Saturday 23 July 2011

End of an Era


Well, it's been a long journey, from the moment when I opened volume 1 and said to my small son, 'I'm going to read you the first of the two books Grandma sent you for Christmas.'  My son replied, 'I don't want you to.  I won't like it.'  I said, 'Well, I'll just read the first few pages, and if you really don't like it, we don't have to read the rest.'  Son: 'I won't listen.'  Me: That's fine, but I'm going to read it anyway.'  He was hooked by the end of page one.  The adventure had begun.  It ended last night, some dozen years later, with a family outing to the final film, Harry Potter and The Deathly Hallows Part II.


We were ahead of the game in those early days.  The following World Book Day our son went to school dressed as Harry Potter.  Who are you?  I'm Harry Potter.  Who's Harry Potter?  The following year everyone went as Harry Potter, so my sons went as Asterix and Obelix instead.  They are a classic example of boys who started to read because of JKR.  The books are still there on the shelves, as you can see, read to bits.  Above and below are the grown up books: the poetry, the thrillers, the quantum mechanics.

Book 3 was the first one we went out and bought for ourselves, going straight from school.  Where on earth were the queues at Waterstones?  Did people not know?  Pottermania only really took off at Book 4.  It's book 3 I remember best, sitting on a rug on the lawn one sunny August afternoon, finishing reading it out loud to both sons, now.  I remember crying when Harry's patronus appeared.  I also remember how scary it was, the dementors, and of having to invent anti-Voldemort collects to say at bedtime so that my hyper-imaginative older son could sleep.   And I remember the cassettes, those endless car journeys with Stephen Fry's big voice booming plummily.

Book 4 was the first one our son read for himself, desperate to finish before the curate's sons, beside himself with fury when I got ahead of him by sneakily reading while he was at school.  I have a photo of him at Junior Church, dressed as Ron (hair sprayed red, eyeliner freckles) head bent over his volume.  Oh, the speculation!  Who dies?  Surely not Ron?!  The mean kids in the playground, spoiling it.  How would the series end?  'Then Harry woke up,' was my son's suggestion.  'It had all been a dream.  He was still in the cupboard under the stairs.  He was not a wizard after all.  The End.'

Book 5 was the one where the chancellor scored maximum points for a midnight trip to Sainsbury's to buy a copy on Day One, when Mum had meanly refused.  Book 6, I have no recollection of.  It has fallen, I think, into a black hole in my memory caused by depression.  Book 7 was bought in France, in a shop in Fougeres.  Two copies, as by now there was no way an agreement could be reached between our two boys over who got it first.  This was when we learnt that son 2 could read faster than son 1, heh heh heh.  We have photos of them both nose in book at street cafes across Britanny.  Quite a quiet holiday, that one.

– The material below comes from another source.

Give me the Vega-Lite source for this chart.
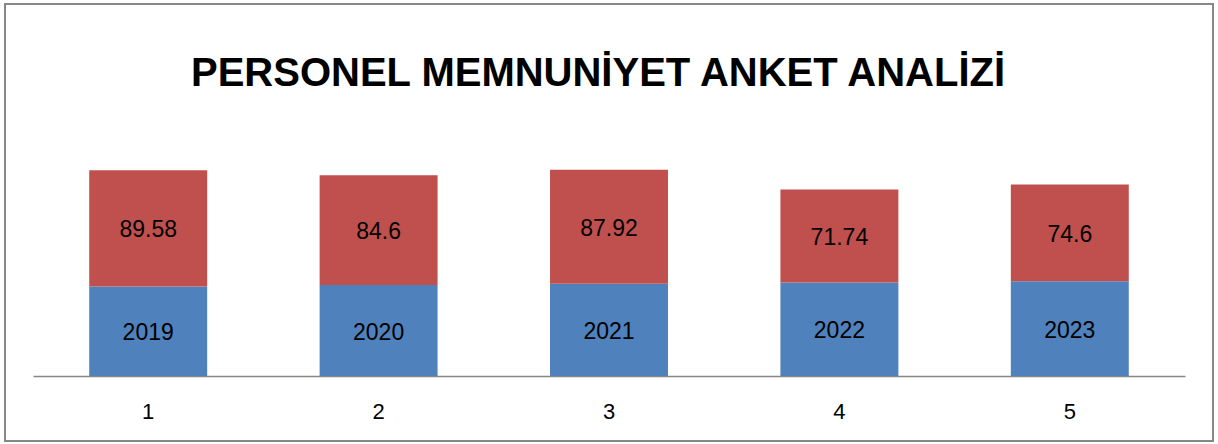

And there were the films, of course.  We've seen them all.  The chancellor famously cried when Neville Longbottom won the house cup for Gryffindor (Kingdom values, the first shall be last etc).  By the final film Hogwarts was no longer recognisable as a hybrid of Durham cathedral and Alnwick castle, places our sons knew well from their early childhood in the north east.  The acting had improved, the special effects had come on.  3D!  Woo hoo!  The end of the last film (apart from the '19 years on' coda) seemed desolate.  The three nearly grown up wizards standing on the wreckage of Hogwarts, alone.  It's over.  We did it.  But there was no reassuring adult presence, no Dumbledoor to explain it all.  It felt like a fitting liminal image for the Potter generation. Your childhood is over.  You are the next generation of grown-ups.